From the empire of bases to the empire of settlement

The future of American power may not look like a twentieth-century command post. It may look like infrastructural dependence. Fewer flags, more protocols. Fewer speeches about destiny, more reserve attestations. Fewer occupations, more compliance rules. The battlefield remains, but it is joined by the ledger, the wallet, the Treasury bill, the exchange, and the sanctions database.

The Iran war gives this transition its hard outline. American force can still hit the mountain. But after the strike, the world asks another question: how will oil be priced, how will ships be insured, how will firms settle, where will households store value, and which currency will frightened money choose? In that second question, the dollar often wins without firing.

Citizens should therefore refuse both childish anti-Americanism and childish imperial cheering. A yuan-centered order would not automatically be kinder. A fragmented crypto offshore zone would not automatically be freer. A corporate money empire would not automatically respect the poor. But neither should we pretend that dollar stablecoins are innocent tools. They are payment instruments inside a hierarchy of law, debt, surveillance, liquidity, and crisis.

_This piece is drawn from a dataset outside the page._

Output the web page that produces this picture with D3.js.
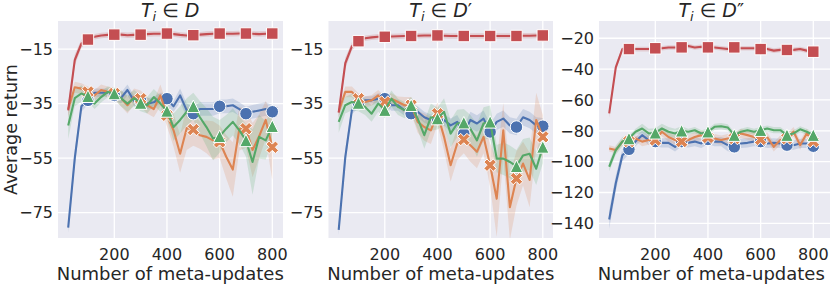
<!DOCTYPE html>
<html>
<head>
<meta charset="utf-8">
<script src="https://cdn.jsdelivr.net/npm/d3@7"></script>
<style>
  body { margin: 0; background: #fff; }
  svg { display: block; font-family: "DejaVu Sans", sans-serif; }
</style>
</head>
<body>
<script>
// x values of the curves, and where the markers sit
const steps = [25, 50, 75, 100, 125, 150, 175, 200, 225, 250, 275, 300, 325, 350, 375, 400,
               425, 450, 475, 500, 525, 550, 575, 600, 625, 650, 675, 700, 725, 750, 775, 800];
const markerSteps = [100, 200, 300, 400, 500, 600, 700, 800];
const xTicks = [200, 400, 600, 800];
const yTicksD = [-15, -35, -55, -75];
const yTicksD2 = [-20, -40, -60, -80, -100, -120, -140];
const titlePrimes = ['', '\u2032', '\u2033'];

// panel 1 : T_i in D
const dBlue   = [-80.5, -55, -36, -33.8, -31, -31, -31, -32, -33, -30, -34, -34, -35, -34.5, -33, -33.2,
                 -36, -32, -37.5, -38.7, -37, -37, -37, -36, -36, -35.6, -37, -38.7, -38, -37.5, -37, -38];
const dOrange = [-37, -29, -29.5, -30.7, -32, -30, -30.7, -31.3, -33, -35.6, -32.5, -33.2, -35.6, -37, -32, -39.3,
                 -44.8, -53.4, -44, -44.5, -46.6, -47.2, -48.5, -49, -54.5, -59.2, -44.2, -44.2, -52, -47, -41, -51];
const dGreen  = [-43, -33, -31.3, -32.3, -35, -32.6, -30.7, -31.3, -33, -35, -33, -34.8, -35.6, -32.6, -35, -37.7,
                 -43.6, -41, -38, -36, -40, -43.6, -47.8, -47, -44.2, -41.7, -44.8, -48.5, -56.4, -47.2, -48.5, -43.3];
const dRed    = [-37.5, -19, -13, -11.5, -10.5, -10, -9.8, -9.7, -9.7, -9.9, -9.8, -9.7, -9.5, -9.4, -9.4, -9.3,
                 -9.5, -9.8, -10, -9.9, -9.7, -9.5, -9.4, -9.3, -9.4, -9.4, -9.3, -9.3, -9.4, -9.5, -9.4, -9.3];
// half widths of the confidence bands
const dBlueCI   = [2, 3, 2, 1.5, 1.5, 1.5, 1.5, 1.5, 2, 2, 2, 2, 2, 2, 2, 2,
                   2, 2.5, 2.5, 2.5, 2.5, 2.5, 2.5, 2.5, 2.5, 2.5, 2.5, 2.5, 2.5, 2.5, 2.5, 2.5];
const dOrangeCI = [3, 2, 2, 2, 2, 2, 2, 2, 3, 3, 3, 3, 3, 3, 4, 4,
                   6, 7, 8, 6, 5, 6, 7, 6, 8, 10, 8, 7, 10, 8, 7, 12];
const dGreenCI  = [5, 3, 3, 2, 2, 2, 2, 2, 3, 3, 3, 3, 3, 3, 3, 3,
                   5, 5, 5, 5, 6, 7, 8, 6, 5, 5, 5, 6, 12, 8, 7, 6];
const dRedCI    = [2, 2, 1.5, 1, 1, 1, 1, 1, 1, 1, 1, 1, 1, 1, 1, 1,
                   1, 1, 1, 1, 1, 1, 1, 1, 1, 1, 1, 1, 1, 1, 1, 1];

// panel 2 : T_i in D'
const d1Blue   = [-81.3, -54.6, -37.4, -35, -33.8, -33.8, -33.2, -33.2, -35.6, -35.6, -37.5, -38.7, -38, -40, -41, -40.5,
                  -41, -43, -41.7, -46, -41, -42.3, -40.5, -45.4, -41.7, -40.5, -43, -43.6, -40, -41, -43, -43.3];
const d1Orange = [-38, -30.7, -30.7, -33.2, -34.4, -33.8, -32, -34.4, -33.2, -34.4, -35.6, -35.6, -41.7, -43.6, -44.8, -38.7,
                  -47.2, -57.6, -49.7, -48.2, -50.3, -52.7, -47.2, -57.6, -69.9, -44.8, -73, -62.5, -57, -63, -41, -47.2];
const d1Green  = [-41.7, -35.6, -34.4, -34.8, -36.2, -38.7, -35, -37.4, -33.2, -36.2, -37.4, -35.6, -40.5, -46.6, -40, -40.5,
                  -38, -46, -42.3, -42, -44.2, -48.5, -42.3, -41.7, -55.2, -55.2, -56.4, -58, -54, -53.4, -58.9, -50.9];
const d1Red    = [-38.3, -20.2, -14, -12.1, -11, -10.7, -10.5, -10.5, -10.4, -10.3, -10.2, -10.2, -10.1, -10, -10, -10,
                  -10.1, -10.2, -10.2, -10.2, -10.2, -10.2, -10.2, -10.2, -10.2, -10.2, -10.2, -10.2, -10.1, -10.1, -10, -10];
const d1BlueCI   = [2, 3, 1.5, 1.5, 1.5, 1.5, 2, 2, 2, 2, 2, 2, 2, 2, 2, 2,
                    2, 2.5, 2.5, 2.5, 3, 3, 3, 3, 3, 3, 3, 3, 3, 3, 3, 3];
const d1OrangeCI = [2, 2, 2, 2, 2, 2, 2, 2, 2, 2, 3, 3, 4, 5, 5, 4,
                    5, 6, 6, 5, 6, 6, 6, 8, 14, 10, 12, 10, 8, 10, 10, 8];
const d1GreenCI  = [4, 3, 3, 3, 3, 3, 3, 3, 3, 3, 3, 3, 4, 5, 5, 4,
                    5, 5, 5, 5, 5, 6, 6, 6, 5, 6, 6, 6, 6, 6, 6, 6];
const d1RedCI    = [2, 2, 1.5, 1, 1, 1, 1, 1, 1, 1, 1, 1, 1, 1, 1, 1,
                    1, 1, 1, 1, 1, 1, 1, 1, 1, 1, 1, 1, 1, 1, 1, 1];

// panel 3 : T_i in D''
const d2Blue   = [-137.5, -114, -95.8, -92, -87, -82.8, -86, -87, -87.8, -87.8, -90.4, -87, -87.8, -87, -88.2, -85.6,
                  -87, -87, -89.3, -90.4, -88.2, -87.8, -87, -87, -88.2, -87.8, -88.2, -89.3, -89.3, -88.2, -88.2, -90];
const d2Orange = [-91.4, -92.5, -87, -87, -85, -87, -86, -86, -80.6, -84, -86, -87, -86, -84, -82.8, -84.3,
                  -85, -86, -85, -85, -81.7, -82.8, -84, -85.6, -84, -90.4, -86, -85, -80.6, -89.3, -81.7, -87];
const d2Green  = [-103.3, -92.5, -87, -85, -80.6, -78.5, -81.7, -81.3, -78.5, -80.6, -81.7, -80, -80.6, -79.6, -81.7, -80.6,
                  -77.4, -77, -77.8, -82.8, -80.6, -79.6, -80.6, -79.6, -78.5, -79.6, -79.6, -82.8, -81.7, -79, -80.6, -82.8];
const d2Red    = [-68.7, -38.9, -27, -27, -27, -27, -27, -26.5, -26.5, -26, -26, -25.9, -25, -26, -25.5, -25.9,
                  -26, -26.5, -27, -25.9, -26.5, -26.5, -26.5, -27, -27, -28, -27.5, -27.6, -27.5, -27, -28, -28.7];
const d2BlueCI   = [6, 5, 4, 3, 3, 3, 3, 3, 3, 3, 3, 3, 3, 3, 3, 3,
                    3, 3, 4, 3, 3, 3, 3, 3, 3, 3, 3, 3, 3, 3, 3, 3];
const d2OrangeCI = [2, 2, 2, 2, 2, 3, 3, 3, 3, 3, 3, 3, 3, 3, 3, 3,
                    3, 3, 3, 3, 3, 3, 3, 3, 3, 3, 3, 3, 3, 3, 3, 3];
const d2GreenCI  = [3, 3, 3, 2, 2, 3, 3, 3, 3, 3, 3, 3, 2, 2, 2, 2,
                    2, 2, 2, 2, 2, 2, 2, 2, 2, 2, 2, 2, 2, 2, 2, 2];
const d2RedCI    = [3, 2, 1.5, 1.5, 1.5, 1.5, 1.5, 1.5, 1.5, 1.5, 1.5, 1.5, 1.5, 1.5, 1.5, 1.5,
                    1.5, 1.5, 1.5, 1.5, 1.5, 1.5, 1.5, 1.5, 1.5, 1.5, 1.5, 1.5, 1.5, 1.5, 1.5, 1.5];

const colors = ['#4C72B0', '#DD8452', '#55A868', '#C44E52'];
const markers = ['circle', 'x', 'triangle', 'square'];

const panels = [
  { left: 58,  bgRight: 283, yDomain: [-84.3, -4.7], yTicks: yTicksD,
    series: [[dBlue, dBlueCI], [dOrange, dOrangeCI], [dGreen, dGreenCI], [dRed, dRedCI]] },
  { left: 328.5, bgRight: 553, yDomain: [-84.3, -4.7], yTicks: yTicksD,
    series: [[d1Blue, d1BlueCI], [d1Orange, d1OrangeCI], [d1Green, d1GreenCI], [d1Red, d1RedCI]] },
  { left: 599, bgRight: 830, yDomain: [-149.5, -8.8], yTicks: yTicksD2,
    series: [[d2Blue, d2BlueCI], [d2Orange, d2OrangeCI], [d2Green, d2GreenCI], [d2Red, d2RedCI]] }
];

const W = 830, H = 284;
const plotTop = 21, plotBottom = 238, plotW = 224.5;
const ms = 12.5; // marker size
const textColor = '#262626';

const svg = d3.select('body').append('svg')
  .attr('width', W)
  .attr('height', H);

function markerPath(type) {
  const h = ms / 2;
  const p = d3.path();
  if (type === 'circle') {
    p.arc(0, 0, h, 0, 2 * Math.PI);
  } else if (type === 'square') {
    p.rect(-h * 0.92, -h * 0.92, h * 1.84, h * 1.84);
  } else if (type === 'triangle') {
    p.moveTo(0, -h); p.lineTo(h, h); p.lineTo(-h, h); p.closePath();
  } else {
    // filled X like matplotlib
    const pts = [[0.25, 0], [0.5, 0.25], [0.25, 0.5], [0, 0.25], [-0.25, 0.5], [-0.5, 0.25],
                 [-0.25, 0], [-0.5, -0.25], [-0.25, -0.5], [0, -0.25], [0.25, -0.5], [0.5, -0.25]];
    pts.forEach((q, i) => i ? p.lineTo(q[0] * ms, q[1] * ms) : p.moveTo(q[0] * ms, q[1] * ms));
    p.closePath();
  }
  return p.toString();
}

panels.forEach((panel, pi) => {
  const x = d3.scaleLinear().domain([-13.75, 838.75]).range([panel.left, panel.left + plotW]);
  const y = d3.scaleLinear().domain(panel.yDomain).range([plotBottom, plotTop]);
  const g = svg.append('g');

  g.append('rect')
    .attr('x', panel.left).attr('y', plotTop)
    .attr('width', panel.bgRight - panel.left).attr('height', plotBottom - plotTop)
    .attr('fill', '#EAEAF2');

  const clipId = 'clip' + pi;
  svg.append('clipPath').attr('id', clipId).append('rect')
    .attr('x', panel.left).attr('y', plotTop)
    .attr('width', panel.bgRight - panel.left).attr('height', plotBottom - plotTop);

  // grid
  g.selectAll('.vgrid').data(xTicks).enter().append('line')
    .attr('x1', d => x(d)).attr('x2', d => x(d))
    .attr('y1', plotTop).attr('y2', plotBottom)
    .attr('stroke', '#fff').attr('stroke-width', 1.3);
  g.selectAll('.hgrid').data(panel.yTicks).enter().append('line')
    .attr('x1', panel.left).attr('x2', panel.bgRight)
    .attr('y1', d => y(d)).attr('y2', d => y(d))
    .attr('stroke', '#fff').attr('stroke-width', 1.3);

  // tick labels
  const fmt = d3.format('d');
  g.selectAll('.xt').data(xTicks).enter().append('text')
    .attr('x', d => x(d)).attr('y', 259.5)
    .attr('text-anchor', 'middle')
    .attr('font-size', 16).attr('fill', textColor)
    .text(d => fmt(d));
  g.selectAll('.yt').data(panel.yTicks).enter().append('text')
    .attr('x', panel.left - 5).attr('y', d => y(d) + 5.8)
    .attr('text-anchor', 'end')
    .attr('font-size', 16).attr('fill', textColor)
    .text(d => fmt(d));

  const plot = g.append('g').attr('clip-path', `url(#${clipId})`);

  // confidence bands first
  panel.series.forEach(([vals, ci], si) => {
    const area = d3.area()
      .x((d, i) => x(steps[i]))
      .y0((d, i) => y(d - ci[i]))
      .y1((d, i) => y(d + ci[i]));
    plot.append('path')
      .attr('d', area(vals))
      .attr('fill', colors[si])
      .attr('fill-opacity', 0.2);
  });

  // lines with markers
  panel.series.forEach(([vals], si) => {
    const line = d3.line()
      .x((d, i) => x(steps[i]))
      .y(d => y(d));
    plot.append('path')
      .attr('d', line(vals))
      .attr('fill', 'none')
      .attr('stroke', colors[si])
      .attr('stroke-width', 2.1)
      .attr('stroke-linejoin', 'round');
    const pts = markerSteps.map(s => [s, vals[steps.indexOf(s)]]);
    plot.selectAll(null).data(pts).enter().append('path')
      .attr('transform', d => `translate(${x(d[0])},${y(d[1])})`)
      .attr('d', markerPath(markers[si]))
      .attr('fill', colors[si])
      .attr('stroke', '#fff')
      .attr('stroke-width', 1);
  });

  // title
  const cx = (panel.left + panel.left + plotW) / 2;
  const t = svg.append('text')
    .attr('x', cx).attr('y', 17)
    .attr('text-anchor', 'middle')
    .attr('font-size', 19).attr('fill', textColor);
  t.append('tspan').attr('font-style', 'italic').text('T');
  t.append('tspan').attr('font-style', 'italic').attr('font-size', 13)
    .attr('dy', 4).text('i');
  t.append('tspan').attr('dy', -4).text(' \u2208 ');
  t.append('tspan').attr('font-style', 'italic').text('D');
  if (titlePrimes[pi]) t.append('tspan').text(titlePrimes[pi]);

  // x label
  svg.append('text')
    .attr('x', cx).attr('y', 280)
    .attr('text-anchor', 'middle')
    .attr('font-size', 18).attr('fill', textColor)
    .text('Number of meta-updates');
});

svg.append('text')
  .attr('transform', `translate(16.5,${(plotTop + plotBottom) / 2}) rotate(-90)`)
  .attr('text-anchor', 'middle')
  .attr('font-size', 17.5).attr('fill', textColor)
  .text('Average return');
</script>
</body>
</html>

The dollar survives because power has changed its address

American force has not vanished. It flew over Iran, struck buried facilities, and reminded the world that the United States can still deliver violence with terrifying precision. But the Iran war also showed that force is not the same as puissance. The strike can damage Fordow. It cannot automatically govern Hormuz, energy markets, allied anxiety, Iranian retaliation, Chinese calculation, or the political life that follows.

The United States can hit the mountain; the dollar network decides where frightened value runs afterward. That is the lesson. The empire of force can fail to settle a war, while the empire of settlement still processes the payment, holds the reserves, and offers the exit. The future may not abolish empire. It may make empire feel like a wallet app.